Academic Fraud through the Lens of Cuba’s Official Press

Erasmo Calzadilla

Cuban students taking a university entrance exam. Photo: cubadebate.cu

HAVANA TIMES — Alina Perera, a columnist for the Cuban newspaper Juventud Rebelde, has attempted to go beyond the surface and get to the root causes of the recent case of fraud at the University of Havana.

Her article, Falsedad, mala hierba (“The Weeds of Dishonesty”), almost acknowledges the systemic and generalized nature of the phenomenon, seeing it as a “matter that goes beyond the circumstantial, (…) that goes beyond the context of the educational system.” Below is an analysis of her analysis.

Beyond the surface, beyond the circumstantial, Perera stumbles upon the “monster with a thousand tentacles.” Each tentacle is an ism or social problem of the many that contributes to the practice of fraud. The journalist emphasizes the opportunism with which people move up the ladder, simplism, inflexibility, paternalism (the thin skin of higher-ups prevents journalists from calling a spade a spade), voluntarism and, for the main course, in the best eighties style, commercialism.
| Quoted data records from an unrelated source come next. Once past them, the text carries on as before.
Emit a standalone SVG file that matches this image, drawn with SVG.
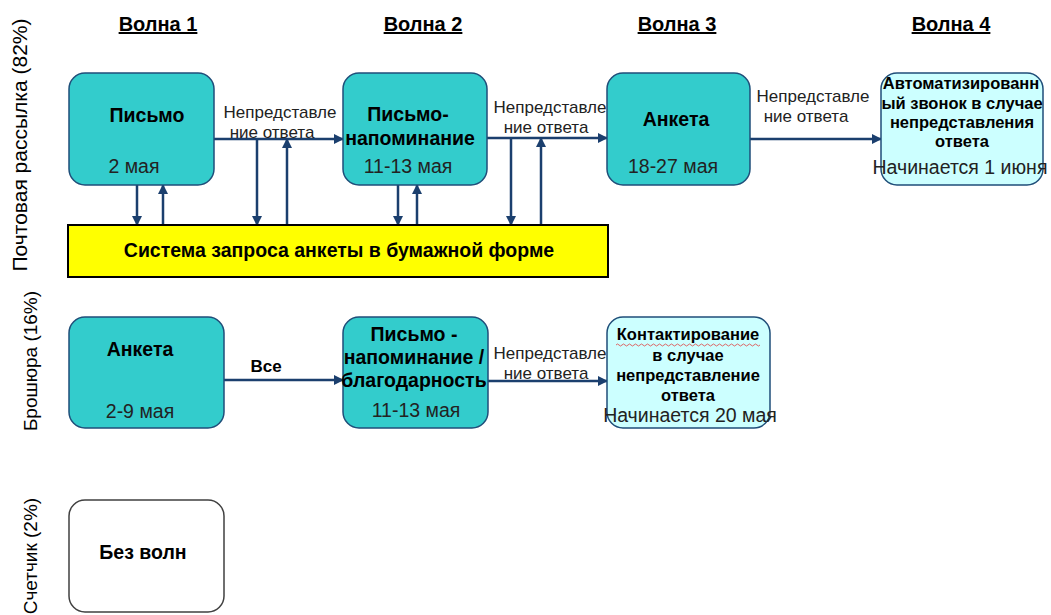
<svg xmlns="http://www.w3.org/2000/svg" width="1051" height="615" viewBox="0 0 1051 615">
  <defs>
    <marker id="ah" viewBox="0 0 10 10" refX="9" refY="5" markerWidth="4" markerHeight="4" orient="auto" markerUnits="strokeWidth">
      <path d="M0,0 L10,5 L0,10 z" fill="#1B3F6E"/>
    </marker>
    <style>
      text { font-family: "Liberation Sans", Arial, sans-serif; fill: #000; }
      .hdr { font-size: 20px; font-weight: bold; text-decoration: underline; text-anchor: middle; }
      .side { font-size: 19px; text-anchor: middle; }
      .t { font-size: 19.5px; font-weight: bold; text-anchor: middle; }
      .ts { font-size: 16.5px; font-weight: bold; text-anchor: middle; }
      .d { font-size: 19.5px; text-anchor: middle; fill: #222; }
      .lbl { font-size: 17px; text-anchor: middle; fill: #222; }
      .teal { fill: #33CCCC; stroke: #1F4E79; stroke-width: 1.5; }
      .lc { fill: #CCFFFF; stroke: #1F4E79; stroke-width: 1.5; }
      .wh { fill: #FFFFFF; stroke: #404040; stroke-width: 1.5; }
      .ar { fill: none; stroke: #1B3F6E; stroke-width: 2.5; marker-end: url(#ah); }
    </style>
  </defs>
  <rect width="1051" height="615" fill="#FFFFFF"/>

  <g id="headers">
    <text class="hdr" x="158" y="31">Волна 1</text>
    <text class="hdr" x="423" y="31">Волна 2</text>
    <text class="hdr" x="677" y="31">Волна 3</text>
    <text class="hdr" x="951" y="31">Волна 4</text>
  </g>

  <g id="side-labels">
    <text class="side" transform="translate(27,145) rotate(-90)" style="font-size:21px">Почтовая рассылка (82%)</text>
    <text class="side" transform="translate(37,361) rotate(-90)">Брошюра (16%)</text>
    <text class="side" transform="translate(37,556) rotate(-90)">Счетчик (2%)</text>
  </g>

  <g id="connectors">
    <path class="ar" d="M212,139 H343"/>
    <path class="ar" d="M487,138 H607"/>
    <path class="ar" d="M750,139 H881"/>
    <path class="ar" d="M137,185 V225"/>
    <path class="ar" d="M163,225 V185"/>
    <path class="ar" d="M257,139 V225"/>
    <path class="ar" d="M287,225 V139"/>
    <path class="ar" d="M398,185 V225"/>
    <path class="ar" d="M417,225 V185"/>
    <path class="ar" d="M511,138 V225"/>
    <path class="ar" d="M541,225 V138"/>
    <path class="ar" d="M222,380 H343"/>
    <path class="ar" d="M488,381 H607"/>
    <text class="lbl" x="280" y="118">Непредставле</text>
    <text class="lbl" x="272" y="138">ние ответа</text>
    <text class="lbl" x="550" y="113">Непредставле</text>
    <text class="lbl" x="546" y="133">ние ответа</text>
    <text class="lbl" x="813" y="102">Непредставле</text>
    <text class="lbl" x="806" y="122">ние ответа</text>
    <text class="lbl" x="550" y="359">Непредставле</text>
    <text class="lbl" x="546" y="379">ние ответа</text>
    <text x="266" y="372" style="font-size:17px;font-weight:bold;text-anchor:middle">Все</text>
  </g>

  <g id="n-pismo">
    <rect class="teal" x="69" y="73" width="145" height="112" rx="16"/>
    <text class="t" x="147" y="122">Письмо</text>
    <text class="d" x="134" y="173">2 мая</text>
  </g>

  <g id="n-napominanie">
    <rect class="teal" x="343" y="73" width="144" height="112" rx="16"/>
    <text class="t" x="408" y="121">Письмо-</text>
    <text class="t" x="410" y="145">напоминание</text>
    <text class="d" x="408" y="173">11-13 мая</text>
  </g>

  <g id="n-anketa3">
    <rect class="teal" x="607" y="73" width="143" height="112" rx="16"/>
    <text class="t" x="676" y="126">Анкета</text>
    <text class="d" x="673" y="173">18-27 мая</text>
  </g>

  <g id="n-zvonok">
    <rect class="lc" x="881" y="73" width="162" height="112" rx="16"/>
    <text class="ts" x="961" y="89">Автоматизированн</text>
    <text class="ts" x="962" y="109">ый звонок в случае</text>
    <text class="ts" x="962" y="128">непредставления</text>
    <text class="ts" x="962" y="147">ответа</text>
    <text class="d" x="960" y="174">Начинается 1 июня</text>
  </g>

  <g id="n-system">
    <rect x="68" y="225" width="540" height="52" fill="#FFFF00" stroke="#000" stroke-width="2"/>
    <text class="t" x="339" y="257">Система запроса анкеты в бумажной форме</text>
  </g>

  <g id="n-anketa1">
    <rect class="teal" x="69" y="317" width="155" height="111" rx="16"/>
    <text class="t" x="140" y="356">Анкета</text>
    <text class="d" x="140" y="418">2-9 мая</text>
  </g>

  <g id="n-blagodarnost">
    <rect class="teal" x="343" y="317" width="145" height="111" rx="16"/>
    <text class="t" x="414" y="341">Письмо -</text>
    <text class="t" x="414" y="364">напоминание /</text>
    <text class="t" x="414" y="387">благодарность</text>
    <text class="d" x="416" y="417">11-13 мая</text>
  </g>

  <g id="n-kontakt">
    <rect class="lc" x="607" y="317" width="163" height="111" rx="16"/>
    <text class="ts" x="688" y="340">Контактирование</text>
    <path d="M616,345 q1.5,-2 3,0 t3,0 t3,0 t3,0 t3,0 t3,0 t3,0 t3,0 t3,0 t3,0 t3,0 t3,0 t3,0 t3,0 t3,0 t3,0 t3,0 t3,0 t3,0 t3,0 t3,0 t3,0 t3,0 t3,0 t3,0 t3,0 t3,0 t3,0 t3,0 t3,0 t3,0 t3,0 t3,0 t3,0 t3,0 t3,0 t3,0 t3,0 t3,0 t3,0 t3,0 t3,0 t3,0 t3,0 t3,0 t3,0 t3,0 t3,0" fill="none" stroke="#E04040" stroke-width="0.8"/>
    <text class="ts" x="688" y="361">в случае</text>
    <text class="ts" x="688" y="381">непредставление</text>
    <text class="ts" x="688" y="401">ответа</text>
    <text class="d" x="690" y="422">Начинается 20 мая</text>
  </g>

  <g id="n-bez-voln">
    <rect class="wh" x="69" y="500" width="155" height="112" rx="16"/>
    <text class="t" x="143" y="559">Без волн</text>
  </g>
</svg>
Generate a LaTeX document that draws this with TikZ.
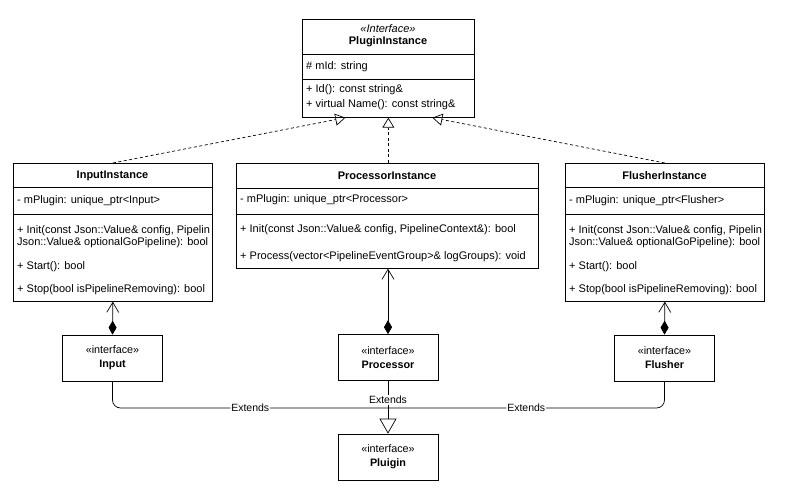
\documentclass[tikz,border=0pt]{standalone}
\usepackage{fontspec}
\setmainfont{Liberation Sans}
\usetikzlibrary{arrows.meta,positioning,calc}
\tikzset{
  classbox/.style={rectangle, draw, line width=0.7pt, fill=white, inner sep=0pt, anchor=north west},
  member/.style={anchor=west, inner sep=0pt, font=\fontsize{11}{12}\selectfont},
  title/.style={inner sep=0pt, font=\fontsize{11}{12}\selectfont\bfseries},
  ifacebox/.style={rectangle, draw, line width=0.7pt, fill=white, minimum width=100pt, minimum height=46pt, align=center, font=\fontsize{10.8}{14}\selectfont},
  realize/.style={dash pattern=on 3pt off 2.5pt, line width=0.7pt, -{Triangle[open, length=10pt, width=12pt]}},
  compose/.style={line width=0.7pt, {Diamond[length=14pt, width=8pt]}-{Straight Barb[length=10pt, width=12pt]}},
  extends/.style={line width=0.7pt, rounded corners=8pt},
  lbl/.style={font=\fontsize{10.5}{10}\selectfont, fill=white, inner sep=1pt},
}
\begin{document}
\begin{tikzpicture}[x=1pt, y=-1pt]
\useasboundingbox (0,0) rectangle (785,489);

% PluginInstance
\node[classbox, minimum width=172pt, minimum height=98pt] (pinst) at (302,19) {};
\draw (pinst.north west) ++(0,35) -- ++(172,0);
\draw (pinst.north west) ++(0,60) -- ++(172,0);
\node[title, font=\fontsize{11}{12}\selectfont\itshape] (pinstst) at (388,29) {<<Interface>>};
\node[title] (pinstname) at (388,42) {PluginInstance};
\node[member] (pinstid) at (306,67) {\# mId: string};
\node[member] (pinstm1) at (306,90) {+ Id(): const string\&};
\node[member] (pinstm2) at (306,105) {+ virtual Name(): const string\&};

% InputInstance
\node[classbox, minimum width=199pt, minimum height=138pt] (ininst) at (13,163) {};
\draw (ininst.north west) ++(0,24) -- ++(199,0);
\draw (ininst.north west) ++(0,51) -- ++(199,0);
\node[title] (ininstname) at (112.5,176) {InputInstance};
\node[member] (ininstattr) at (17,201) {- mPlugin: unique\_ptr<Input>};
\node[member, align=left] (ininstm1) at (17,237) {+ Init(const Json::Value\& config, Pipelin\\Json::Value\& optionalGoPipeline): bool};
\node[member] (ininstm2) at (17,267) {+ Start(): bool};
\node[member] (ininstm3) at (17,290) {+ Stop(bool isPipelineRemoving): bool};

% ProcessorInstance
\node[classbox, minimum width=302pt, minimum height=105pt] (prinst) at (236,163) {};
\draw (prinst.north west) ++(0,25) -- ++(302,0);
\draw (prinst.north west) ++(0,51) -- ++(302,0);
\node[title] (prinstname) at (387,176) {ProcessorInstance};
\node[member] (prinstattr) at (240,200) {- mPlugin: unique\_ptr<Processor>};
\node[member] (prinstm1) at (240,230) {+ Init(const Json::Value\& config, PipelineContext\&): bool};
\node[member] (prinstm2) at (240,257) {+ Process(vector<PipelineEventGroup>\& logGroups): void};

% FlusherInstance
\node[classbox, minimum width=199pt, minimum height=138pt] (flinst) at (565,163) {};
\draw (flinst.north west) ++(0,24) -- ++(199,0);
\draw (flinst.north west) ++(0,51) -- ++(199,0);
\node[title] (flinstname) at (664.5,176) {FlusherInstance};
\node[member] (flinstattr) at (569,201) {- mPlugin: unique\_ptr<Flusher>};
\node[member, align=left] (flinstm1) at (569,237) {+ Init(const Json::Value\& config, Pipelin\\Json::Value\& optionalGoPipeline): bool};
\node[member] (flinstm2) at (569,267) {+ Start(): bool};
\node[member] (flinstm3) at (569,290) {+ Stop(bool isPipelineRemoving): bool};

% interfaces
\node[ifacebox] (inif) at (112.5,358) {«interface»\\\textbf{Input}};
\node[ifacebox] (prif) at (388,357.5) {«interface»\\\textbf{Processor}};
\node[ifacebox] (flif) at (664.5,358) {«interface»\\\textbf{Flusher}};
\node[ifacebox] (plug) at (388,457) {«interface»\\\textbf{Pluigin}};

% realization
\draw[realize] (ininst.north) -- ([xshift=-43pt]pinst.south);
\draw[realize] (prinst.north -| pinst.south) -- (pinst.south);
\draw[realize] (flinst.north) -- ([xshift=44pt]pinst.south);

% composition
\draw[compose] (inif.north) -- (ininst.south);
\draw[compose] (prif.north) -- (prinst.south -| prif.north);
\draw[compose] (flif.north) -- (flinst.south);

% extends
\coordinate (join) at (388,408);
\draw[extends] (inif.south) |- (join) node[lbl, pos=0.75] {Extends};
\draw[extends] (flif.south) |- (join) node[lbl, pos=0.75] {Extends};
\draw[line width=0.7pt, -{Triangle[open, length=15pt, width=17pt]}] (prif.south) -- (plug.north) node[lbl, pos=0.36] {Extends};

\end{tikzpicture}
\end{document}
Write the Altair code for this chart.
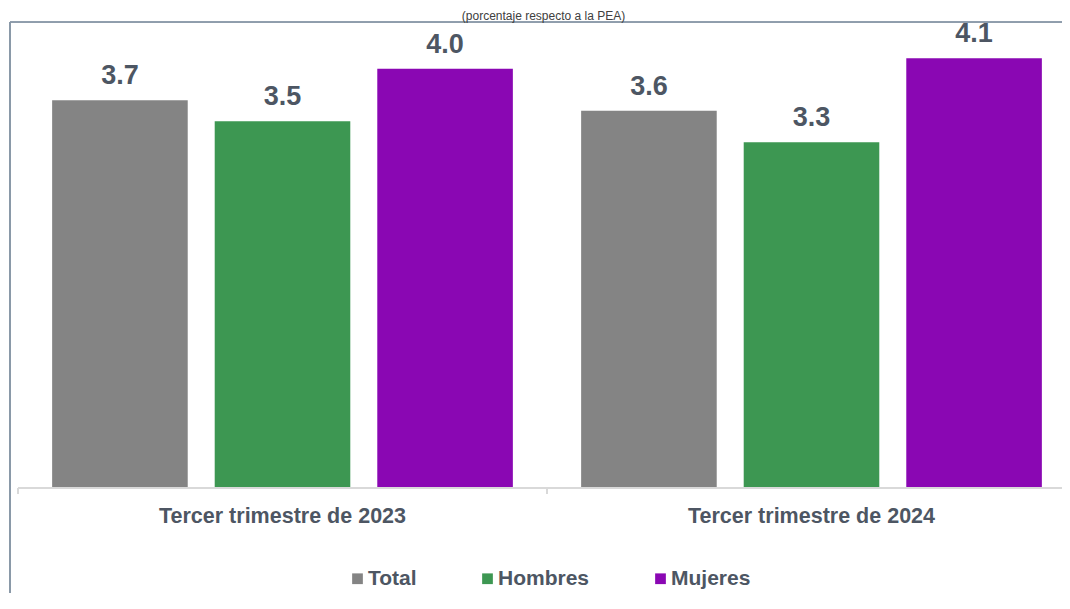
import altair as alt
import pandas as pd

categories = ["Tercer trimestre de 2023", "Tercer trimestre de 2024"]
series = ["Total", "Hombres", "Mujeres"]
values_2023 = [3.7, 3.5, 4.0]
values_2024 = [3.6, 3.3, 4.1]
colors = ["#848484", "#3d9752", "#8a07b3"]
title_text = "(porcentaje respecto a la PEA)"

rows = []
for cat, vals in zip(categories, [values_2023, values_2024]):
    for s, v in zip(series, vals):
        rows.append({"periodo": cat, "serie": s, "valor": v})
df = pd.DataFrame(rows)
cat_df = pd.DataFrame({"periodo": categories})

FONT = "Liberation Sans"
TXT = "#4d5663"
FRAME = "#8a99a8"
AXIS = "#d9d9d9"
VIEW_W = 1052
VIEW_H = 571
BASE = 466  # baseline position inside the plot area

x_scale = alt.Scale(range=[8, 1066], paddingInner=0, paddingOuter=0)
x_axis = alt.Axis(
    title=None,
    orient="bottom",
    offset=-(VIEW_H - BASE),
    labelAngle=0,
    labelLimit=0,
    labelFont=FONT,
    labelFontSize=21.5,
    labelFontWeight="bold",
    labelColor=TXT,
    labelPadding=17,
    domain=False,
    ticks=False,
)
x = alt.X("periodo:N", sort=categories, scale=x_scale, axis=x_axis)
x_edge = alt.X("periodo:N", sort=categories, scale=x_scale, axis=x_axis, bandPosition=0)
xo = alt.XOffset(
    "serie:N",
    sort=series,
    scale=alt.Scale(paddingInner=0.166, paddingOuter=0.21),
)
y_scale = alt.Scale(domain=[0, 4.5], range=[BASE, BASE - 4.5 * 104.8], nice=False, zero=True)
y = alt.Y("valor:Q", scale=y_scale, axis=None)

bars = alt.Chart(df).mark_bar().encode(
    x=x,
    xOffset=xo,
    y=y,
    color=alt.Color(
        "serie:N",
        sort=series,
        scale=alt.Scale(domain=series, range=colors),
        legend=alt.Legend(
            title=None,
            orient="none",
            legendX=337,
            legendY=546,
            direction="horizontal",
            columns=3,
            symbolType="square",
            symbolSize=115,
            symbolStrokeWidth=0,
            labelFont=FONT,
            labelFontSize=21,
            labelFontWeight="bold",
            labelColor=TXT,
            labelOffset=0,
            columnPadding=60,
            padding=0,
        ),
    ),
)

labels = alt.Chart(df).mark_text(
    font=FONT,
    fontSize=27,
    fontWeight="bold",
    color=TXT,
    baseline="alphabetic",
    dy=-16,
).encode(
    x=x,
    xOffset=xo,
    y=y,
    text=alt.Text("valor:Q", format=".1f"),
)

# category axis line and boundary ticks
baseline = alt.Chart(cat_df).mark_rule(color=AXIS, strokeWidth=2).encode(
    x=alt.value(8), x2=alt.value(1058), y=alt.datum(0, type="quantitative", scale=y_scale)
)
edge_ticks = alt.Chart(cat_df).mark_rule(color=AXIS, strokeWidth=2).encode(
    x=x_edge, y=alt.datum(0, type="quantitative", scale=y_scale), y2=alt.value(BASE + 6)
)

# outer frame (left and top edges)
frame_left = alt.Chart(cat_df).mark_rule(color=FRAME, strokeWidth=2).encode(
    x=alt.value(0), y=alt.value(0), y2=alt.value(585)
)
frame_top = alt.Chart(cat_df).mark_rule(color=FRAME, strokeWidth=1.6).encode(
    x=alt.value(0), x2=alt.value(1058), y=alt.value(0)
)

title = alt.Chart(pd.DataFrame({"t": [title_text]})).mark_text(
    font=FONT, fontSize=12, color="#404040", baseline="alphabetic", align="center"
).encode(x=alt.value(533.5), y=alt.value(-2.5), text="t:N")

chart = (
    alt.layer(bars, labels, baseline, edge_ticks, frame_left, frame_top, title)
    .properties(
        width=VIEW_W,
        height=VIEW_H,
        padding={"left": 2, "top": 14, "right": 0, "bottom": 0},
        autosize=alt.AutoSizeParams(type="none"),
    )
    .configure_view(strokeWidth=0)
    .configure(background="white")
)

chart.save("out.html", embed_options={"renderer": "svg", "actions": False})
If these are the tentacles of the monster and inspecting each one separately leads us nowhere, then we have to get to the monster’s body, the thing that makes everything else possible. Of course, taunting the animal is a more delicate matter. Alina Perera avoids rocking the boat too much or simply gets confused along the way, and the reasons behind academic fraud become diluted and chalked up to Cuba’s eleven million inhabitants.

Following her own line of questioning, the journalist should have asked such things as: who made the terrible decisions that resulted in such opportunism? Was it the teachers? Who gave rise to paternalism as the prevalent relationship between those above and those below? What is the root cause of bureaucratic unwieldiness and inflexibility?

Likewise, who came up with and immediately implemented the idea of making up for teacher shortages through video-lessons and instant-teachers? Why weren’t the resources invested into those initiatives used to improve the lives of teachers, so that these didn’t have to resort to teaching private lessons as a means of making money? Who delayed the closure of countryside boarding schools if everyone had known these were a genuine disaster for decades? And the most important of all: how can such crazy ideas prevail over common sense?

As to the answers to these questions, shouldn’t an avowedly communist newspaper suspect that a class confrontation hides behind pressing social problems? When those who write for the paper tackle the issue of education, shouldn’t their point of departure be Marx’s critique of State schooling?

But, if attempting to dilute the “issue” in a sea of isms is suspect, so is laying all of the blame on the Castros and thinking that a capitalist Spring will flourish after their fall.